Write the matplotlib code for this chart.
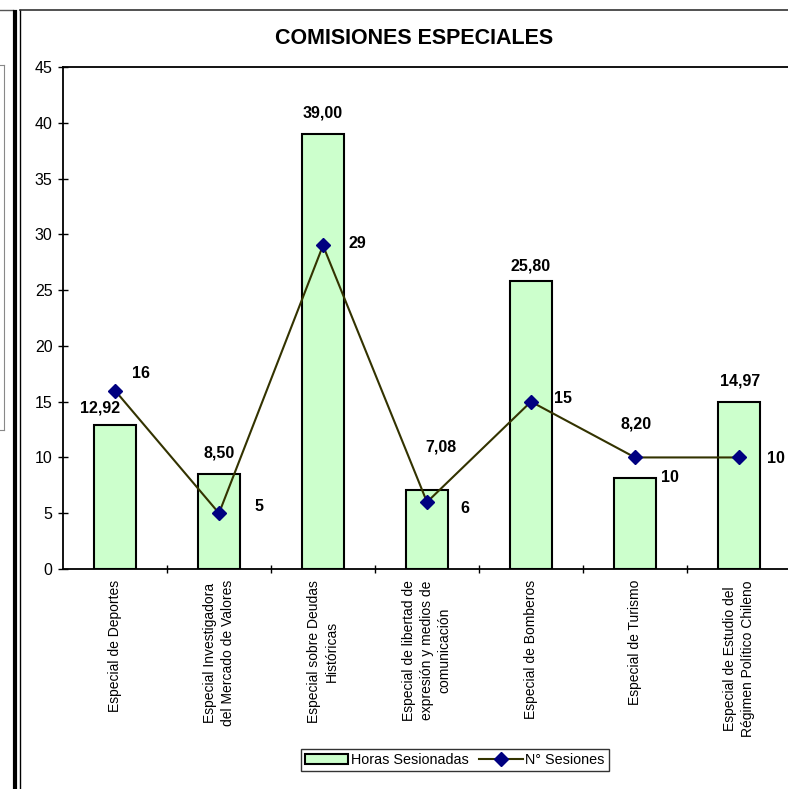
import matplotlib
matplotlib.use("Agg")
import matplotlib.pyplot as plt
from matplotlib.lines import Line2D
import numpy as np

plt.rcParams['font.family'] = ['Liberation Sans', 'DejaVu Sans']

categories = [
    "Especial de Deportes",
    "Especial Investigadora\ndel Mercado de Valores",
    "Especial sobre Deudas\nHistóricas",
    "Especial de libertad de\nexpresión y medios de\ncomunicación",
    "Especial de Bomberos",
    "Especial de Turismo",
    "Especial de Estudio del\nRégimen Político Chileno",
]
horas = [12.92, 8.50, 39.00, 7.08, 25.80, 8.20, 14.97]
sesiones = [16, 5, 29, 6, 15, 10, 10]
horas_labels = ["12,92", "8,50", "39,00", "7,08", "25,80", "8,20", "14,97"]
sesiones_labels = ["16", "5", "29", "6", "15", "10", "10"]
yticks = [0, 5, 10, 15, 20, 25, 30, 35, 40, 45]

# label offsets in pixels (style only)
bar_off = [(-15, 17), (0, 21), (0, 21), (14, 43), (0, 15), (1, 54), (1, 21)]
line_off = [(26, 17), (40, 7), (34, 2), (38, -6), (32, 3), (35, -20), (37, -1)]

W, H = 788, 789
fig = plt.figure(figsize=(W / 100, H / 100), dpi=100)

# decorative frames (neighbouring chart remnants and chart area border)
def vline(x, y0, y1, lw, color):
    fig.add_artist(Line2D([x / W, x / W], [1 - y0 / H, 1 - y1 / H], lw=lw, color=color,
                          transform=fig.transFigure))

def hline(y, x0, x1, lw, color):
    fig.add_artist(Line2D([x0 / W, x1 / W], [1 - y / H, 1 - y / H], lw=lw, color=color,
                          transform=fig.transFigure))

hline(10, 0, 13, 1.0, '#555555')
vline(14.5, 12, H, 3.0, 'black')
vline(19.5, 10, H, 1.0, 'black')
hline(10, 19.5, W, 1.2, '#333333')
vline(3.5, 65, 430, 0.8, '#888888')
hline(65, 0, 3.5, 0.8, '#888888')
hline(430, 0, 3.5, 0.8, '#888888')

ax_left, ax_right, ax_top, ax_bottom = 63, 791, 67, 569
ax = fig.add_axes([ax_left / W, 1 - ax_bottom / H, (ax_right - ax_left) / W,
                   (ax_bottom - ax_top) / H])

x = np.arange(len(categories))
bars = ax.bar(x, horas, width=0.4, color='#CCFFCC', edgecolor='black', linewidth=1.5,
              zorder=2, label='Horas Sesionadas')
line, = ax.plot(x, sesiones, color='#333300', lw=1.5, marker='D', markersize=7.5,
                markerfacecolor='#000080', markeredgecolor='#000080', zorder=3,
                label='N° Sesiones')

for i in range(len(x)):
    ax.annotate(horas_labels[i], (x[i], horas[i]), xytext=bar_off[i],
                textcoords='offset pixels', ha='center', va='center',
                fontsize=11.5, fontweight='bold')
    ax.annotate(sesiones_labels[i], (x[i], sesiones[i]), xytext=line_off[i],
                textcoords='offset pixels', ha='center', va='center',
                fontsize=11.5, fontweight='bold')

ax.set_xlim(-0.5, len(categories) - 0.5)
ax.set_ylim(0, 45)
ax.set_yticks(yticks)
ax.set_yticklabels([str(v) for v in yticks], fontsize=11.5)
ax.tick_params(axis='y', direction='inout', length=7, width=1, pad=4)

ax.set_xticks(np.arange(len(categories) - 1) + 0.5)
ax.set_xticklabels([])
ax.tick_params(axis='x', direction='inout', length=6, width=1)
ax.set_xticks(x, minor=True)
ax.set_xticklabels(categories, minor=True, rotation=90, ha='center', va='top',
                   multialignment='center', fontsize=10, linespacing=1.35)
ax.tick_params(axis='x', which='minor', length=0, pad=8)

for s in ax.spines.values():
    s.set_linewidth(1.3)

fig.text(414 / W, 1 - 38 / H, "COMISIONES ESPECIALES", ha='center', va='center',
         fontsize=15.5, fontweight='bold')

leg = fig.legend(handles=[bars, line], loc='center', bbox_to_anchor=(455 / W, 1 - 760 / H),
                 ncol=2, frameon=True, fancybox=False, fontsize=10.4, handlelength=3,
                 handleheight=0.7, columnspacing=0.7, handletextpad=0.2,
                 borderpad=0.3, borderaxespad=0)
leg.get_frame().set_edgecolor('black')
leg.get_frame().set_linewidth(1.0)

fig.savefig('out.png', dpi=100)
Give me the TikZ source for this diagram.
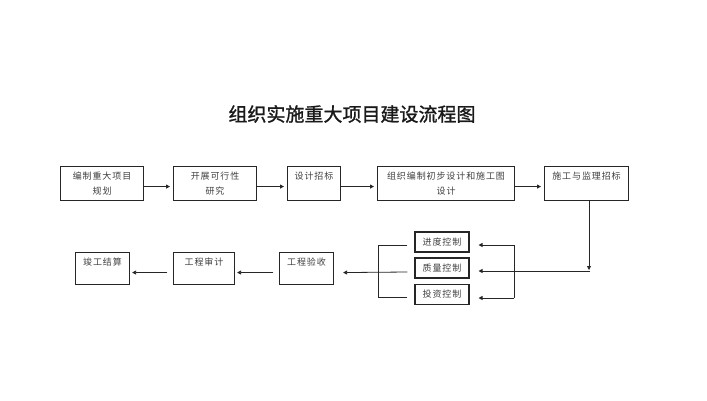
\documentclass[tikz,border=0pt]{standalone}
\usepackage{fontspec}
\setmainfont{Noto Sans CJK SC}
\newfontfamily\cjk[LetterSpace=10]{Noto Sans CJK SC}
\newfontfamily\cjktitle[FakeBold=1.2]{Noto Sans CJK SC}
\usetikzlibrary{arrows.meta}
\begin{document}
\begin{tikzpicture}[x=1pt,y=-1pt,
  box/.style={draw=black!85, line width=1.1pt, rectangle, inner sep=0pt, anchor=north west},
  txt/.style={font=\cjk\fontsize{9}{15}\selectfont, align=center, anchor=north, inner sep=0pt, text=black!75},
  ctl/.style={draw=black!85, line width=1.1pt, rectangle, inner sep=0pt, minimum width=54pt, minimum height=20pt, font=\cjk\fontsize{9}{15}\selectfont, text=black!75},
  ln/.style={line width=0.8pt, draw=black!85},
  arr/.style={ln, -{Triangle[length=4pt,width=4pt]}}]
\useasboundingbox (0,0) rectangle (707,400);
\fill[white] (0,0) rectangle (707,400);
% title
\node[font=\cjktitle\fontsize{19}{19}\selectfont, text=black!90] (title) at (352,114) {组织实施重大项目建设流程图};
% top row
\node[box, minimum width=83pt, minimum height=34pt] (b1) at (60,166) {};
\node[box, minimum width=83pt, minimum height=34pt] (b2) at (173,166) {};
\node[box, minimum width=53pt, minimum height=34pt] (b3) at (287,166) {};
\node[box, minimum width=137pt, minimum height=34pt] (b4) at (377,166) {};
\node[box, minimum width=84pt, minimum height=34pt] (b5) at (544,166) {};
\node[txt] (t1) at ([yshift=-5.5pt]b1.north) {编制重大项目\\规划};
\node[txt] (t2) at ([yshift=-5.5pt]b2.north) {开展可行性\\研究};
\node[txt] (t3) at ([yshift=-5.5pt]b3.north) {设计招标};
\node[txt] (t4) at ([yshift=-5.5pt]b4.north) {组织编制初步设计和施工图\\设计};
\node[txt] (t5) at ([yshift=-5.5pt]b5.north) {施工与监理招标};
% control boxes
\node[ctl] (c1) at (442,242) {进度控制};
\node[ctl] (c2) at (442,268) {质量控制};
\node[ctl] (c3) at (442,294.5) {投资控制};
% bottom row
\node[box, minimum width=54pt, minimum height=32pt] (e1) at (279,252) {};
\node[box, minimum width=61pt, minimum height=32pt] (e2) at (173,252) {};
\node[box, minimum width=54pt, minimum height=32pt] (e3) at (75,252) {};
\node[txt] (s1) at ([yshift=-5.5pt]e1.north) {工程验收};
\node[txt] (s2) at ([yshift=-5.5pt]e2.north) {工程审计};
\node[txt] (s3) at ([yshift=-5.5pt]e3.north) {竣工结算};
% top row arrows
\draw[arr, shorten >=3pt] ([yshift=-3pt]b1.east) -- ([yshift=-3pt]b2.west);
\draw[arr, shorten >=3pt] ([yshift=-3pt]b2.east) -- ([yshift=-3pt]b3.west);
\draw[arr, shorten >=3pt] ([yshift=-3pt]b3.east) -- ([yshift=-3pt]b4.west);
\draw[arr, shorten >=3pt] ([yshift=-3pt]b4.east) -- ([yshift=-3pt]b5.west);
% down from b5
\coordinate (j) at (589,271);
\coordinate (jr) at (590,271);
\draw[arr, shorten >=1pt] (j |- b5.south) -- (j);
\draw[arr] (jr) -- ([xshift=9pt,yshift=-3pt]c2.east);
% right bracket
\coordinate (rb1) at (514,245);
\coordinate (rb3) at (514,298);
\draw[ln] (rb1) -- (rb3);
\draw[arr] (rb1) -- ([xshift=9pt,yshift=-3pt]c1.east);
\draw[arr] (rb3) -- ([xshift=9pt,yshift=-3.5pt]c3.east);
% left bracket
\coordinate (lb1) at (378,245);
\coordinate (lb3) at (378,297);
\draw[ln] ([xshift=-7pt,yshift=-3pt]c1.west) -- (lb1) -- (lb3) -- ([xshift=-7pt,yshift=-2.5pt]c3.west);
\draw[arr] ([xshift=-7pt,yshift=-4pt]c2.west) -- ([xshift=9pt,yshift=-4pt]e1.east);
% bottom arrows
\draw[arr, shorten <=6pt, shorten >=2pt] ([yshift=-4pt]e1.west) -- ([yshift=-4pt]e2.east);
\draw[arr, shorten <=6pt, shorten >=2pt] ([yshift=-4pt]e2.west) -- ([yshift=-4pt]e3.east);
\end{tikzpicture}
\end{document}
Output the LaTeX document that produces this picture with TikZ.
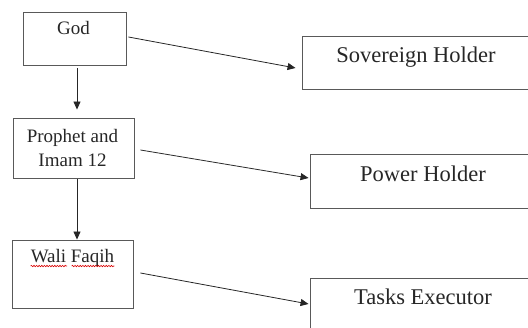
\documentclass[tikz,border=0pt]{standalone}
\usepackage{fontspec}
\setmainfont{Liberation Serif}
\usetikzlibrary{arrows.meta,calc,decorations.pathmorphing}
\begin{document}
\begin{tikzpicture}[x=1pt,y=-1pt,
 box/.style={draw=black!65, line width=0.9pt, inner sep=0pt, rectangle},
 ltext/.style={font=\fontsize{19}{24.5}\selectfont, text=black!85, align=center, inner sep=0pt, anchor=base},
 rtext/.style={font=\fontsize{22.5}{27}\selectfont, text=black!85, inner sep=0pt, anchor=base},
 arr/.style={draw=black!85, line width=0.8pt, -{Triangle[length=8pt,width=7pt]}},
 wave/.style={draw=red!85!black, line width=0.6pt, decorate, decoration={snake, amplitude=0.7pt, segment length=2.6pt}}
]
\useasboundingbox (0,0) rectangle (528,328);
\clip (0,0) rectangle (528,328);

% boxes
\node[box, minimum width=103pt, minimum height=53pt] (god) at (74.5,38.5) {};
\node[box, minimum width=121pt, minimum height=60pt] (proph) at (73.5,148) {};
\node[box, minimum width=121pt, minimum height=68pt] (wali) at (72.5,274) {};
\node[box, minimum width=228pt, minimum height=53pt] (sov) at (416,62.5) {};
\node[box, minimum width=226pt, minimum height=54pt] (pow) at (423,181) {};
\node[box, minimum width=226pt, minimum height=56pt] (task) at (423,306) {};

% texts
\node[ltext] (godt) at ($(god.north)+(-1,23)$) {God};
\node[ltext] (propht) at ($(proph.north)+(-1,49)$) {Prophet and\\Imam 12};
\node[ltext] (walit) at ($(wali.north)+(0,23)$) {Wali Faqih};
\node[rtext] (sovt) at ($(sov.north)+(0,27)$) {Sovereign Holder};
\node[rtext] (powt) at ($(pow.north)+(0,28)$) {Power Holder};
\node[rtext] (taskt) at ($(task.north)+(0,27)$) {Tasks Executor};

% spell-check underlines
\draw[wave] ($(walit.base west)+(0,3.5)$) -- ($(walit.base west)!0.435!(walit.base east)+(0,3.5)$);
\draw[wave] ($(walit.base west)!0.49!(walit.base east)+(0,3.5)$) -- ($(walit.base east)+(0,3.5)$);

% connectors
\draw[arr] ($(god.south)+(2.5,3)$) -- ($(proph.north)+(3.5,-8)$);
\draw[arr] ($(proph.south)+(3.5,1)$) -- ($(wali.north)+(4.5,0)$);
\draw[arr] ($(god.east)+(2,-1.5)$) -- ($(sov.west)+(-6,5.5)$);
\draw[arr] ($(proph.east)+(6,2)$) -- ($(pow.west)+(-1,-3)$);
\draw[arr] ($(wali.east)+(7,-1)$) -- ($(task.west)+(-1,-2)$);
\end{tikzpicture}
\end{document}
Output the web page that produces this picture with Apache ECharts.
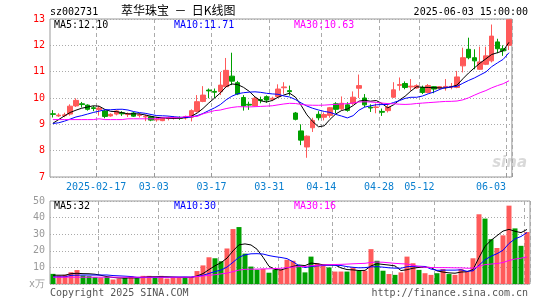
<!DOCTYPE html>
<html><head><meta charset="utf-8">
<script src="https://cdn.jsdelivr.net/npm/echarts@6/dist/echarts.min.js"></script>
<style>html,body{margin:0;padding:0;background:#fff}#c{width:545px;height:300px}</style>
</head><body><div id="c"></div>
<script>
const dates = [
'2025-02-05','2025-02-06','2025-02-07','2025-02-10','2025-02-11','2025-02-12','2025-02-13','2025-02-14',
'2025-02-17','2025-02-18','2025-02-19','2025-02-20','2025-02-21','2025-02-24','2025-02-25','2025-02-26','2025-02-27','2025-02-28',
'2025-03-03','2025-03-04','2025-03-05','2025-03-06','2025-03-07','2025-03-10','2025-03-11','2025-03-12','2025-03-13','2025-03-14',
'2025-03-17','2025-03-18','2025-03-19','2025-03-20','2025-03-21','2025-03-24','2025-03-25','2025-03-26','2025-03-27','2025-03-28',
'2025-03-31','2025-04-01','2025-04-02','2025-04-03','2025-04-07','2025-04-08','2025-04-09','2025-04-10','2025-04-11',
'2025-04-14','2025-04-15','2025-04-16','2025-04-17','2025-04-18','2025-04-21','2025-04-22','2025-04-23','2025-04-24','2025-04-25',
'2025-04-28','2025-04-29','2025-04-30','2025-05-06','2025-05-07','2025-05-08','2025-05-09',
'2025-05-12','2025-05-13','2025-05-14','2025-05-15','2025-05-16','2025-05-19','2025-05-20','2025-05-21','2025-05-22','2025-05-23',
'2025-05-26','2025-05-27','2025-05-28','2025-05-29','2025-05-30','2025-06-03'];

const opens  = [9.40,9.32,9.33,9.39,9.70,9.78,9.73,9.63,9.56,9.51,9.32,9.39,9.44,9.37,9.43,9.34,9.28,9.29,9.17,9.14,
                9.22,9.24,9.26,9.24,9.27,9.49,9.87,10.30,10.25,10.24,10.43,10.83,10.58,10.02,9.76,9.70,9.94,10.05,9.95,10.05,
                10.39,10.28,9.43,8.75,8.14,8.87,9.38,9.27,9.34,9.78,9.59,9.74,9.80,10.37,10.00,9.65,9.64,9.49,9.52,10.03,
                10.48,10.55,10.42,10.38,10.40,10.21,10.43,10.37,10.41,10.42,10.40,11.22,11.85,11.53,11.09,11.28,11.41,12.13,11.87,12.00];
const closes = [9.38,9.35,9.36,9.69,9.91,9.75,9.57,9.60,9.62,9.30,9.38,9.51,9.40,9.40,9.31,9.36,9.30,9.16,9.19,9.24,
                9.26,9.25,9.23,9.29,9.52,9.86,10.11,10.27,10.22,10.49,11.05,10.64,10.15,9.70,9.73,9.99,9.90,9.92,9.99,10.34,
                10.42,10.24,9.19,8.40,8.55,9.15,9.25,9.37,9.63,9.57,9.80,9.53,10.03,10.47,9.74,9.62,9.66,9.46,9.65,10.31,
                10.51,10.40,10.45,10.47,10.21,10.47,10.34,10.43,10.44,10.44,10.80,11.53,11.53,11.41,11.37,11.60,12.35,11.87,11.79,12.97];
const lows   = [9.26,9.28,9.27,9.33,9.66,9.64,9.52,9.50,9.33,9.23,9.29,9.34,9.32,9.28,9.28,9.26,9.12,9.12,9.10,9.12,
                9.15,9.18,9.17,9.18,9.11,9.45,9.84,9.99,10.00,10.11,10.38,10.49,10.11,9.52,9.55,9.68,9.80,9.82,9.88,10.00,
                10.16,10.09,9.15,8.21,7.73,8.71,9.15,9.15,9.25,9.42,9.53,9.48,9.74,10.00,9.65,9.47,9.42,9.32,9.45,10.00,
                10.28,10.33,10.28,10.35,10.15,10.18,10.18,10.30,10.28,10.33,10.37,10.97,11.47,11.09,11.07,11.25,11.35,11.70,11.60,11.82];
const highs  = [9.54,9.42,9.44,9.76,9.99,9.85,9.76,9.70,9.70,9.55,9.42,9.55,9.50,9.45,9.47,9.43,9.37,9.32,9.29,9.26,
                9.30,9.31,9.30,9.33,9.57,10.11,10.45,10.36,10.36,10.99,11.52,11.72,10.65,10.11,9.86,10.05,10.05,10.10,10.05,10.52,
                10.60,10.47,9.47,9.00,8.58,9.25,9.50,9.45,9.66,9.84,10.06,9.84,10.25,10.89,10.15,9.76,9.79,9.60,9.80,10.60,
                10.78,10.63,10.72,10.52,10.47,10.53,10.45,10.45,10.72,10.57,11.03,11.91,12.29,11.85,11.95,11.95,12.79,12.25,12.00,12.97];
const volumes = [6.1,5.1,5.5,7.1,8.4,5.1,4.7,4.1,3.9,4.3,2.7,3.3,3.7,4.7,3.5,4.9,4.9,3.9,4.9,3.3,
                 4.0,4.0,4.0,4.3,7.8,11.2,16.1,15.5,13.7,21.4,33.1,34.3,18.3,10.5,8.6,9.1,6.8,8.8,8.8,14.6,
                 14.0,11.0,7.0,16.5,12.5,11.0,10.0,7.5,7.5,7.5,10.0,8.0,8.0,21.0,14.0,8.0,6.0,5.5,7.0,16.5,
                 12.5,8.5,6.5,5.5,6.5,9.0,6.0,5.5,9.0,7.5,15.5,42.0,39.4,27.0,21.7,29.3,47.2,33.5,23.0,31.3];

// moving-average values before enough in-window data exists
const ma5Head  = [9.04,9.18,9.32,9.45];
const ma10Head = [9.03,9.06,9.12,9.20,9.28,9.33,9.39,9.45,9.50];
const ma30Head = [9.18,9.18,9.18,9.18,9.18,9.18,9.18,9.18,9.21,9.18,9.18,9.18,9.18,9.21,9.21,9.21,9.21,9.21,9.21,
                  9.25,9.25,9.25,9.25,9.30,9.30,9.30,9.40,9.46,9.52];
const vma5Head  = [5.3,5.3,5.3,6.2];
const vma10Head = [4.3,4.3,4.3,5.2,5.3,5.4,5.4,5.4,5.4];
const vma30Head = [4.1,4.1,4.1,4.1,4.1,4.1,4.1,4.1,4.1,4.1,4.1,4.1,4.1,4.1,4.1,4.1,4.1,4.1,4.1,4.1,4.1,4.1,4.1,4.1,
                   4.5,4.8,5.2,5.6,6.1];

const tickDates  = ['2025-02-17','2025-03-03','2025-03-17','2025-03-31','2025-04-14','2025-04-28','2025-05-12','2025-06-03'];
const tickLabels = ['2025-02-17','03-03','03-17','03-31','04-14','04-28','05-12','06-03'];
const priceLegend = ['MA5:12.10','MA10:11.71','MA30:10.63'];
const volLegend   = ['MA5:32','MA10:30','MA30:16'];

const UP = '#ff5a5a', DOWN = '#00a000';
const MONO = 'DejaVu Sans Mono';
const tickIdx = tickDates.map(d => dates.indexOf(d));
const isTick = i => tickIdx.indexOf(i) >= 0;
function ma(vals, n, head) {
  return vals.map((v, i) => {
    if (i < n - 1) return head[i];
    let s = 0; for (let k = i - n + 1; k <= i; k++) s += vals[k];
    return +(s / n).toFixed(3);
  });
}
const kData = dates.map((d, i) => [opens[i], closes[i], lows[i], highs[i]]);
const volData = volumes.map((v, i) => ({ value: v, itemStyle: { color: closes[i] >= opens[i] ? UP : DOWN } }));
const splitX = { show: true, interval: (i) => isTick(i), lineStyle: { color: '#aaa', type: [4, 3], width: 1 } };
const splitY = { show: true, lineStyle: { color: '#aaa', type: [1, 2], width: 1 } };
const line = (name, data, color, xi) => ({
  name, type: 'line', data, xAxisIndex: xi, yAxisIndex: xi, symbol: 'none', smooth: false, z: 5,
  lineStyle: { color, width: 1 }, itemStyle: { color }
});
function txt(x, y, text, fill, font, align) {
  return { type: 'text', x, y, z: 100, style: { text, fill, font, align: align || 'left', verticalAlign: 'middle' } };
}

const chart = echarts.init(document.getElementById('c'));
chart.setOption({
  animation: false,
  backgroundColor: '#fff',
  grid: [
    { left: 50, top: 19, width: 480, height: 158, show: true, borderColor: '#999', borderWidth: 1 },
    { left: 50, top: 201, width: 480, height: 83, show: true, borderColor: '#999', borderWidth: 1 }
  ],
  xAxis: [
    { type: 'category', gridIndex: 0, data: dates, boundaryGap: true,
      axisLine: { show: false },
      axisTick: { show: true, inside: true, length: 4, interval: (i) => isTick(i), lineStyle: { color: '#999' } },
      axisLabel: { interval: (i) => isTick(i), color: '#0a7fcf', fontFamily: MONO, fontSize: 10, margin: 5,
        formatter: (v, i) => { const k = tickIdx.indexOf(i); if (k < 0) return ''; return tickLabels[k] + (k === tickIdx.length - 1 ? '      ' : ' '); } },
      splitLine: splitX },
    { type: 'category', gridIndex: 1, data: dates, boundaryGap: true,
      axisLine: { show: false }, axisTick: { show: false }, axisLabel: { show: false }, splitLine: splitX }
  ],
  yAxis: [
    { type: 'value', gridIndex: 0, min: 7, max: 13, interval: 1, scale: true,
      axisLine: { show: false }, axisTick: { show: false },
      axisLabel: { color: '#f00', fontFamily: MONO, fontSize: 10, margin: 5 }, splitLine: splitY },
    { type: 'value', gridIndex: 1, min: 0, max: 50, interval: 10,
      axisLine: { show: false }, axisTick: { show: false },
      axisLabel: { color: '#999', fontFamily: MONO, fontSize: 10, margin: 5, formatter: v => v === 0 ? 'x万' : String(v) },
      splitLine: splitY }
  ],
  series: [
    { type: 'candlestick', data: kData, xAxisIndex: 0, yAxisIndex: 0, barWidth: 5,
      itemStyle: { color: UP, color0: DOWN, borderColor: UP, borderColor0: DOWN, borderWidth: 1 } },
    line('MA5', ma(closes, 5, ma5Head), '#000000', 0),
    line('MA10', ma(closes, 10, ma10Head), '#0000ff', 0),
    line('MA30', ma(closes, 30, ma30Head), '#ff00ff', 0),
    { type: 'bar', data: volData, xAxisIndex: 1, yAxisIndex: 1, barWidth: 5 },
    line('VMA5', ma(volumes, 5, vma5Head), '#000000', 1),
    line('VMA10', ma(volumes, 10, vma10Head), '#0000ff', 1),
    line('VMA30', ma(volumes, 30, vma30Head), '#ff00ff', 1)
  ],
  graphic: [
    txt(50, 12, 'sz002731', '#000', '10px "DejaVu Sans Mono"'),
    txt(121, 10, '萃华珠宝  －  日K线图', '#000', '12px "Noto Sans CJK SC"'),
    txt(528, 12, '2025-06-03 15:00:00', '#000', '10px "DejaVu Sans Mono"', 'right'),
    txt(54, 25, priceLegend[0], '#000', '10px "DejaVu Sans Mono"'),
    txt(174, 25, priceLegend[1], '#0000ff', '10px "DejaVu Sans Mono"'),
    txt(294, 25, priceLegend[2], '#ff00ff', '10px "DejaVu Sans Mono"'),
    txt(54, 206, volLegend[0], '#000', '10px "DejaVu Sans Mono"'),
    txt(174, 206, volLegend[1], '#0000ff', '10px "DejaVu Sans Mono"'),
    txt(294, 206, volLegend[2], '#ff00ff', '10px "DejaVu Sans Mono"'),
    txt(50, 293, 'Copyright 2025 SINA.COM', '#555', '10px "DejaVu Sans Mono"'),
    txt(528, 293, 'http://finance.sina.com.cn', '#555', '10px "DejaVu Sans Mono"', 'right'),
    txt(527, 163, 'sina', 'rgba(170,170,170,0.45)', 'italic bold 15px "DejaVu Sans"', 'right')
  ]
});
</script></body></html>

************

### AIM
Set down again, exactly, the lines of the material above from its first line to the one with "plt.rcParams['font.family'] = ['Liberation", inclusive. Leave the pictures out.

### SOLVED EXERCISE
Write the matplotlib code for this chart.
import matplotlib
matplotlib.use("Agg")
import matplotlib.pyplot as plt
from matplotlib.lines import Line2D
import numpy as np

plt.rcParams['font.family'] = ['Liberation Sans', 'DejaVu Sans']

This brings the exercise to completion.